Last week, I turned on Rachel Maddow’s program and watched a segment in which Anthony Weiner let her speculate, for about ten minutes, on how photos of his genitalia might have found their way onto the Internet.
Was it a prank? The result of hacking?
No. Today (finally!) we learn the truth. It was Weiner himself. In other words, for about a week he was willing to exploit the good will—and waste the time—of liberals all over the United States trying to give him a fair hearing (on the presumption that he was an honest man genuinely bewildered by where the photos came from).
And now, in so blatant a betrayal of trust, he won’t even leave office. He’ll cry like Jimmy Swaggart. He’ll say sorry. But he won’t go.
Lame. Pathetic. Depressing.
And don’t you know that Republicans will remind voters of this throughout the next year, and that there will be fewer liberal representatives in Congress in 2012 because of it?
But still he won’t go.
The perks of being in Congress must really be something.

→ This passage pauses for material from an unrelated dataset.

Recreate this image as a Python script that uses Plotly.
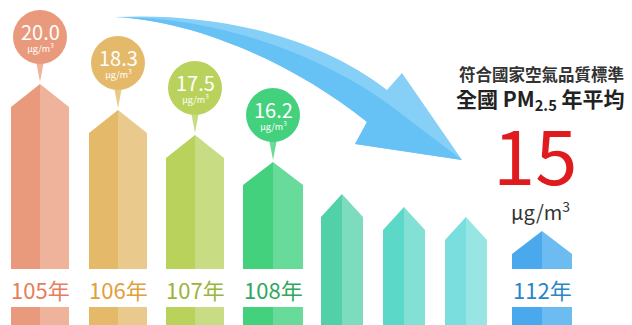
import plotly.graph_objects as go

# ---------------- data ----------------
years = ["105年", "106年", "107年", "108年", "109年", "110年", "111年", "112年"]
show_year = [True, True, True, True, False, False, False, True]
pm25 = [20.0, 18.3, 17.5, 16.2, None, None, None, None]
bar_level = [241, 215, 190, 163, 131, 118, 108, 94]   # visual bar height
target_value = 15
unit_html = "μg/m<sup>3</sup>"
title_line1 = "符合國家空氣品質標準"
title_line2 = "全國 PM<sub>2.5</sub> 年平均"

dark_colors = ["#ea9a7c", "#e5b96a", "#b9d25c", "#44d17e", "#52d1a9", "#5cd8c8", "#7adede", "#4aa8ec"]
light_colors = ["#efb29a", "#e9ca8c", "#c8dc84", "#68da9a", "#7cdcbd", "#82e0d4", "#98e6e4", "#6cbcf2"]
label_colors = ["#e97c58", "#e0a03a", "#9ab53c", "#2fa85c", None, None, None, "#2a86c8"]

# ---------------- layout constants ----------------
W, H = 632, 325
x_center = [40, 118, 195, 273, 342, 404, 466, 542]
half_w = [29, 29, 29, 30, 21, 21, 21, 30]
shoulder_drop = 23
band_top = H - 269
band_bottom = H - 307
circle_offset = 47
circle_r = 27
FONT = "Noto Sans CJK TC, Noto Sans, sans-serif"

fig = go.Figure()

# ---------------- arrow (decoration) ----------------
def P(x, py):
    return f"{x},{H - py}"

outer = ("M " + P(115, 17) + " C " + P(220, 12) + " " + P(320, 38) + " " + P(387, 90)
         + " L " + P(402, 73) + " L " + P(462, 160) + " L " + P(355, 144) + " L " + P(367, 122)
         + " C " + P(290, 60) + " " + P(190, 20) + " " + P(115, 17) + " Z")
inner = ("M " + P(115, 17) + " C " + P(220, 17) + " " + P(320, 55) + " " + P(387, 103)
         + " L " + P(462, 160) + " L " + P(355, 144) + " L " + P(367, 122)
         + " C " + P(290, 60) + " " + P(190, 20) + " " + P(115, 17) + " Z")
fig.add_shape(type="path", path=outer, xref="x", yref="y", fillcolor="#86cff7",
              line=dict(width=0), layer="below")
fig.add_shape(type="path", path=inner, xref="x", yref="y", fillcolor="#66c1f5",
              line=dict(width=0), layer="below")

# ---------------- bars ----------------
for i, lvl in enumerate(bar_level):
    xc, hw = x_center[i], half_w[i]
    base = band_top if show_year[i] else -5
    for side, col in ((-1, dark_colors[i]), (1, light_colors[i])):
        xe = xc + side * hw
        xs = [xe, xe, xc, xc, xe]
        ys = [base, lvl - shoulder_drop, lvl, base, base]
        if show_year[i]:
            xs += [None, xe, xe, xc, xc, xe]
            ys += [None, -5, band_bottom, band_bottom, -5, -5]
        fig.add_trace(go.Scatter(x=xs, y=ys, mode="lines", fill="toself", fillcolor=col,
                                 line=dict(width=0), hoverinfo="skip", showlegend=False))

# ---------------- value bubbles ----------------
for i, v in enumerate(pm25):
    if v is None:
        continue
    xc, lvl = x_center[i], bar_level[i]
    cy = lvl + circle_offset
    # pin
    fig.add_trace(go.Scatter(x=[xc - 4, xc + 4, xc, xc - 4],
                             y=[cy - circle_r + 3, cy - circle_r + 3, lvl + 2, cy - circle_r + 3],
                             mode="lines", fill="toself", fillcolor=light_colors[i],
                             line=dict(width=0), hoverinfo="skip", showlegend=False))
    fig.add_trace(go.Scatter(x=[xc], y=[cy], mode="markers",
                             marker=dict(size=2 * circle_r, color=dark_colors[i], line=dict(width=0)),
                             hoverinfo="skip", showlegend=False))
    fig.add_annotation(x=xc, y=cy + 1, yanchor="middle",
                       text=f"<span style='font-size:20px'>{v:.1f}</span><br>{unit_html}",
                       showarrow=False, align="center",
                       font=dict(family=FONT, size=9, color="white"))

# ---------------- year labels ----------------
for i, yl in enumerate(years):
    if not show_year[i]:
        continue
    fig.add_annotation(x=x_center[i], y=H - 289, text=yl, showarrow=False,
                       font=dict(family=FONT, size=22, color=label_colors[i]))

# ---------------- right-side text ----------------
fig.add_annotation(x=541, y=H - 74, text=title_line1, showarrow=False,
                   font=dict(family=FONT, size=16.5, color="#333333", weight="bold"))
fig.add_annotation(x=540, y=H - 99, text=title_line2, showarrow=False,
                   font=dict(family=FONT, size=21, color="#222222", weight="bold"))
fig.add_annotation(x=535, y=H - 152, text=str(target_value), showarrow=False,
                   font=dict(family=FONT, size=76, color="#e01b1e"))
fig.add_annotation(x=540, y=H - 211, text=unit_html, showarrow=False,
                   font=dict(family=FONT, size=20, color="#333333"))

fig.update_layout(
    width=W, height=H, autosize=False,
    margin=dict(l=0, r=0, t=0, b=0),
    paper_bgcolor="white", plot_bgcolor="white",
    xaxis=dict(range=[0, W], visible=False, fixedrange=True),
    yaxis=dict(range=[0, H], visible=False, fixedrange=True),
    showlegend=False,
)

fig.write_html("out.html", config={"displayModeBar": False})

To retain them, they’re apparently worth:
- selling out your party;
- eroding public confidence in the honesty and ethical moorings of elected Democratic politicians; and
- upending the causes of liberalism generally.
Thanks for nothing, doofus.
On the other hand, men lie about sex. And, in this case, he came to his senses and fessed up relatively fast. By contrast, Bill Clinton’s sexual shenanigans—and the subsequent cover-up—definitely weakened Al Gore’s presidential bid just enough to foist on us the supreme political doofus of modern times: George W. Bush.
Still, I think Weiner ought to go. When politicians don’t step from office after scandal, acting brazen and stubborn, they coarsen and corrode the dignity of public service, and so add to public cynicism.
So, we forgive you (or, at least, I do for wasting 10 minutes of my time last week). But, with regard to your political office, you’re damaged goods and ought to scram, Mr. Weiner.